■ **Problem requirements**
No pictures belong in the copy; return exactly the lines from the one with "Write the seaborn" through the one with "import seaborn as sns", both ends included, and nothing else.

■ **Input for this task**

╔══

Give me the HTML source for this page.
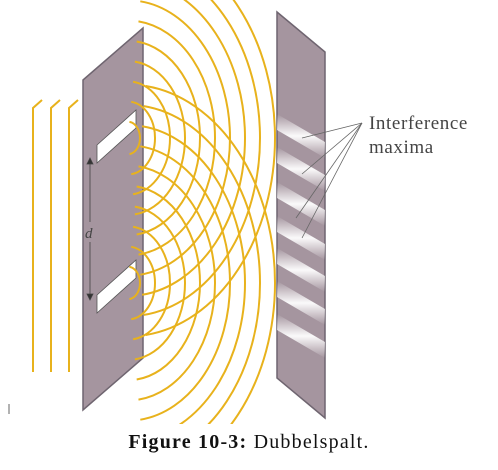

╚══
╔══

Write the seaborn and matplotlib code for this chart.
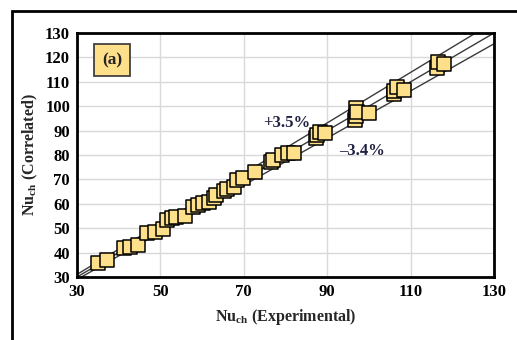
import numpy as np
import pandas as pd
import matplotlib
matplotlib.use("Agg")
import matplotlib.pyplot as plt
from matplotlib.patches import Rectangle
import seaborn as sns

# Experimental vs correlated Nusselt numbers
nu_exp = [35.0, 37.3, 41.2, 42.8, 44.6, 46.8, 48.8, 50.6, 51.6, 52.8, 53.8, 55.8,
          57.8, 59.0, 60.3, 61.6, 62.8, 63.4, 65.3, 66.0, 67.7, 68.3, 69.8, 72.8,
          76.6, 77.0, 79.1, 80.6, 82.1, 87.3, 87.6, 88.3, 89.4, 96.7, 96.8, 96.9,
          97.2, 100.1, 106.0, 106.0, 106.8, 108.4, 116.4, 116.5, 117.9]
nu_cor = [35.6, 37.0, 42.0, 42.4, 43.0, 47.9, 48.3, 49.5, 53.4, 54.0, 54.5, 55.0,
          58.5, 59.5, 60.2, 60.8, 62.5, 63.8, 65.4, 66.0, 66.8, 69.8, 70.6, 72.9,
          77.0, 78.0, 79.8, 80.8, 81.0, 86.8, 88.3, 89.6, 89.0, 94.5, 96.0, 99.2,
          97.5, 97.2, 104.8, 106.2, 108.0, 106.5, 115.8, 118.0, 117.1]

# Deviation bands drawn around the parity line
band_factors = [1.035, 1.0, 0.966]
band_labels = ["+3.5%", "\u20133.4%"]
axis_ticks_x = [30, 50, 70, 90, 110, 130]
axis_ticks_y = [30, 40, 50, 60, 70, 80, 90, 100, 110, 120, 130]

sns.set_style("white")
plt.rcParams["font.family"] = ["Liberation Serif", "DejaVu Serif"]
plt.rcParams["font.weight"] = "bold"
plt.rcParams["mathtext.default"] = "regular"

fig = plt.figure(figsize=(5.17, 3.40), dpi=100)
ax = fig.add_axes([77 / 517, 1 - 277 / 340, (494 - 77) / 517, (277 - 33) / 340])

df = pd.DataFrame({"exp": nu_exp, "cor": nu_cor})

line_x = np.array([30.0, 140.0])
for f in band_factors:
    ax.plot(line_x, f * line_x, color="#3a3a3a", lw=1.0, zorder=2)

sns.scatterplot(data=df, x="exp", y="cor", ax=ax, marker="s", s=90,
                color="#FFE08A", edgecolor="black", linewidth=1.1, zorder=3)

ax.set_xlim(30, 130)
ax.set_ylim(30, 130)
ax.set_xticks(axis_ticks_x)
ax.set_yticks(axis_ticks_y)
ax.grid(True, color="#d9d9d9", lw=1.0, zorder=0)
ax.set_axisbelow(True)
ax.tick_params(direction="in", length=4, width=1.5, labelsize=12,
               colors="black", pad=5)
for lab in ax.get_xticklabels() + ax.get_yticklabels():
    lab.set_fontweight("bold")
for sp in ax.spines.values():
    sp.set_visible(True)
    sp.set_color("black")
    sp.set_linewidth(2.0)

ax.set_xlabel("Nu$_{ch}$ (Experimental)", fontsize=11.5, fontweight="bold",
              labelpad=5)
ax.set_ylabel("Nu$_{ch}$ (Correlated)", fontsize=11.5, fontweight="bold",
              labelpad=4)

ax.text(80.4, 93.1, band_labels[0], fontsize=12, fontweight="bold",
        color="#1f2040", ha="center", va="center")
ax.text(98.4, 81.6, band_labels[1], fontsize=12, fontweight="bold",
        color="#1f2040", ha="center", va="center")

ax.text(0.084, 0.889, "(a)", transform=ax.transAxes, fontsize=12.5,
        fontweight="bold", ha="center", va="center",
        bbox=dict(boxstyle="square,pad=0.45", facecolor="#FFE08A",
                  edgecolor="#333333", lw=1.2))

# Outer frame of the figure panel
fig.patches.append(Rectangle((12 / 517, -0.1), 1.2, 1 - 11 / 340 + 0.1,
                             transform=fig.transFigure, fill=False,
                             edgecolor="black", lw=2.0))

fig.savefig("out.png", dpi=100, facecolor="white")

╚══

■ **Reply to the exercise**
Write the seaborn and matplotlib code for this chart.
import numpy as np
import pandas as pd
import matplotlib
matplotlib.use("Agg")
import matplotlib.pyplot as plt
from matplotlib.patches import Rectangle
import seaborn as sns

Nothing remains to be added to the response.